Goal. Leave the pictures out and retype the lines from the beginning through the line with "574000, 492000, 609000]", both ends included.
start Data lines
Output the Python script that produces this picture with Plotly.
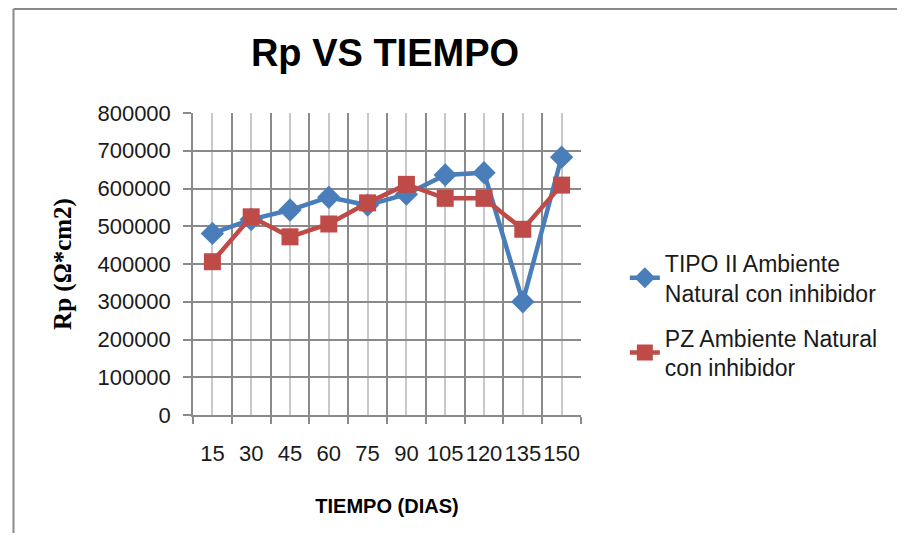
import plotly.graph_objects as go

dias = [15, 30, 45, 60, 75, 90, 105, 120, 135, 150]
tipo_ii = [481000, 518000, 543000, 577000, 556000, 585000, 636000, 642000, 300000, 683000]
pz = [406000, 525000, 472000, 506000, 562000, 611000, 574000, 574000, 492000, 609000]

y_ticks = [0, 100000, 200000, 300000, 400000, 500000, 600000, 700000, 800000]

azul = "#4a7ebb"
rojo = "#be4b48"
gris = "#8a8a8a"

# the page keeps an 8px body margin, so the figure is kept a bit smaller than the window
W, H = 889, 525
L, T, PW, PH = 185, 105, 388, 302

# chart frame: only its left and top edges fall inside the picture
borde_x = (5.5 - L) / PW
borde_y = (PH + T - 1) / PH

fig = go.Figure()

fig.add_trace(
    go.Scatter(
        x=dias,
        y=tipo_ii,
        mode="lines+markers",
        name="TIPO II Ambiente<br>Natural con inhibidor",
        legendgroup="a",
        line=dict(color=azul, width=4.5),
        marker=dict(symbol="diamond", size=18, color=azul),
    )
)
fig.add_trace(
    go.Scatter(
        x=dias,
        y=pz,
        mode="lines+markers",
        name="PZ Ambiente Natural<br>con inhibidor",
        legendgroup="b",
        line=dict(color=rojo, width=4.5),
        marker=dict(symbol="square", size=17, color=rojo),
    )
)

fig.update_layout(
    width=W,
    height=H,
    margin=dict(l=L, r=W - L - PW, t=T, b=H - T - PH),
    paper_bgcolor="white",
    plot_bgcolor="white",
    font=dict(family="Liberation Sans, Arial, sans-serif", size=22, color="#1a1a1a"),
    title=dict(
        text="<b>Rp VS TIEMPO</b>",
        x=377 / W,
        xanchor="center",
        y=1 - 45 / H,
        yanchor="middle",
        font=dict(family="Liberation Sans Narrow, Liberation Sans, sans-serif", size=38, color="black"),
    ),
    legend=dict(
        x=1.113,
        xanchor="left",
        y=0.575,
        yanchor="top",
        tracegroupgap=12,
        font=dict(size=23, color="#1a1a1a"),
        bgcolor="rgba(0,0,0,0)",
    ),
    shapes=[
        dict(
            type="line", xref="paper", yref="paper",
            x0=borde_x, x1=borde_x, y0=-(H - T - PH) / PH, y1=borde_y,
            line=dict(color=gris, width=2), layer="below",
        ),
        dict(
            type="line", xref="paper", yref="paper",
            x0=borde_x, x1=(W - L) / PW, y0=borde_y, y1=borde_y,
            line=dict(color=gris, width=2), layer="below",
        ),
    ],
)

fig.update_xaxes(
    range=[7.5, 157.5],
    tickvals=dias,
    ticktext=[str(d) for d in dias],
    ticks="",
    ticklabelstandoff=18,
    showgrid=True,
    gridcolor="#c8c8c8",
    gridwidth=1.5,
    showline=True,
    linecolor=gris,
    linewidth=1.5,
    zeroline=False,
    minor=dict(
        tick0=7.5,
        dtick=15,
        showgrid=True,
        gridcolor=gris,
        gridwidth=1.5,
        ticks="outside",
        ticklen=7,
        tickcolor=gris,
        tickwidth=1.5,
    ),
    title=dict(
        text="<b>TIEMPO (DIAS)</b>",
        font=dict(size=20, color="black"),
        standoff=34,
    ),
)

fig.update_yaxes(
    range=[0, 800000],
    tickvals=y_ticks,
    tickformat="d",
    ticks="outside",
    ticklen=8,
    tickcolor=gris,
    tickwidth=1.5,
    ticklabelstandoff=8,
    showgrid=True,
    gridcolor=gris,
    gridwidth=1.5,
    showline=True,
    linecolor=gris,
    linewidth=1.5,
    zeroline=False,
    title=dict(
        text="<b>Rp (Ω*cm2)</b>",
        font=dict(family="Liberation Serif, Times New Roman, serif", size=25, color="black"),
        standoff=19,
    ),
)

fig.write_html("out.html")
end Data lines
Output of the task.
Output the Python script that produces this picture with Plotly.
import plotly.graph_objects as go

dias = [15, 30, 45, 60, 75, 90, 105, 120, 135, 150]
tipo_ii = [481000, 518000, 543000, 577000, 556000, 585000, 636000, 642000, 300000, 683000]
pz = [406000, 525000, 472000, 506000, 562000, 611000, 574000, 574000, 492000, 609000]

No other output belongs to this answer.